Neste contexto, o Governo vem agora propor, entre outras medidas, que as comunicações à distância passem a ser objecto de assentimento prévio dos consumidores, que as informações comerciais de qualquer natureza sejam produzidas obrigatoriamente em língua portuguesa e que recaia sempre, e de forma irrenunciável, sobre o prestador do serviço o ónus da prova do cumprimento das obrigações de informação perante os consumidores.

Para além de um conjunto preciso de normas de observação obrigatória, que, como já foi sublinhado, integra um vasto leque de informações a prestar para o estabelecimento de um contrato desta natureza, os consumidores passarão ainda a ter direito à resolução livre da generalidade dos contratos estabelecidos à distância, sem que seja necessária a indicação de motivo especial e sem que haja lugar a qualquer tipo de penalização ou de indemnização, bastando para o efeito que tal resolução seja comunicada em prazos razoáveis, entre 15 e 30 dias.
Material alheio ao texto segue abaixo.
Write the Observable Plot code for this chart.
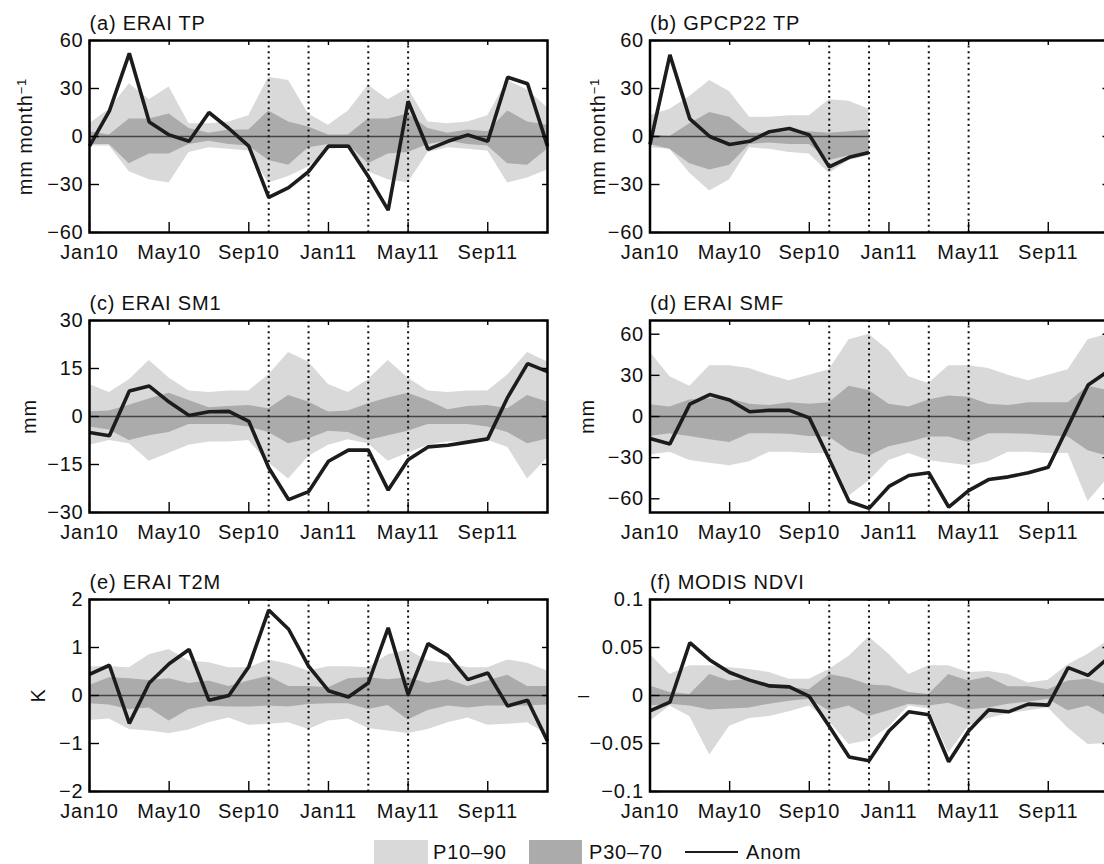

Não obstante o acordo genérico que nos merecem os princípios gerais invocados para a introdução na legislação deste conjunto de normas, há alguns aspectos que, em nossa opinião, devem ser melhorados ou integrados para optimizar o futuro enquadramento legal.

Uma primeira nota tem a ver, precisamente, com as excepções criadas ao princípio da livre resolução contratual. Não se entende por que fazem, por exemplo, parte destas excepções — artigo 22.º do projecto de decreto-lei — os contratos de crédito que envolvam, a diversos títulos, bens imobiliários.

Uma segunda nota tem a ver com o exercício cabal e eficiente das competências fiscalizadoras por parte das diversas entidades a quem essas competências estão cometidas, cujas obrigações para uma ampla publicitação das respectivas acções não estão sequer contempladas, mormente quanto à necessidade de elaborar e publicitar relatórios dessa actividade fiscalizadora. Noutro plano, também não estão previstas obrigações precisas a desenvolver em matéria de publicidade e de informação pública dos novos direitos dos consumidores criados por esta legislação, da qual, quanto a nós, depende muito do seu êxito e utilidade.

Uma terceira e última nota tem a ver com os meios para a resolução extrajudicial de litígios, cuja criação fica prevista e é anunciada no projecto de decreto-lei, mas sem que haja qualquer compromisso sobre prazos para a respectiva concretização, o que, na realidade, pode comprometer boa parte da eficácia do edifício normativo que agora se pretende criar.

Resolvidas que estejam as questões enunciadas — tudo depende, naturalmente, da abertura do Governo e da maioria que o suporta —, consideramos que o conjunto de regras a introduzir para a defesa dos consumidores dos serviços financeiros estabelecidos à distância poderão merecer o nosso acordo.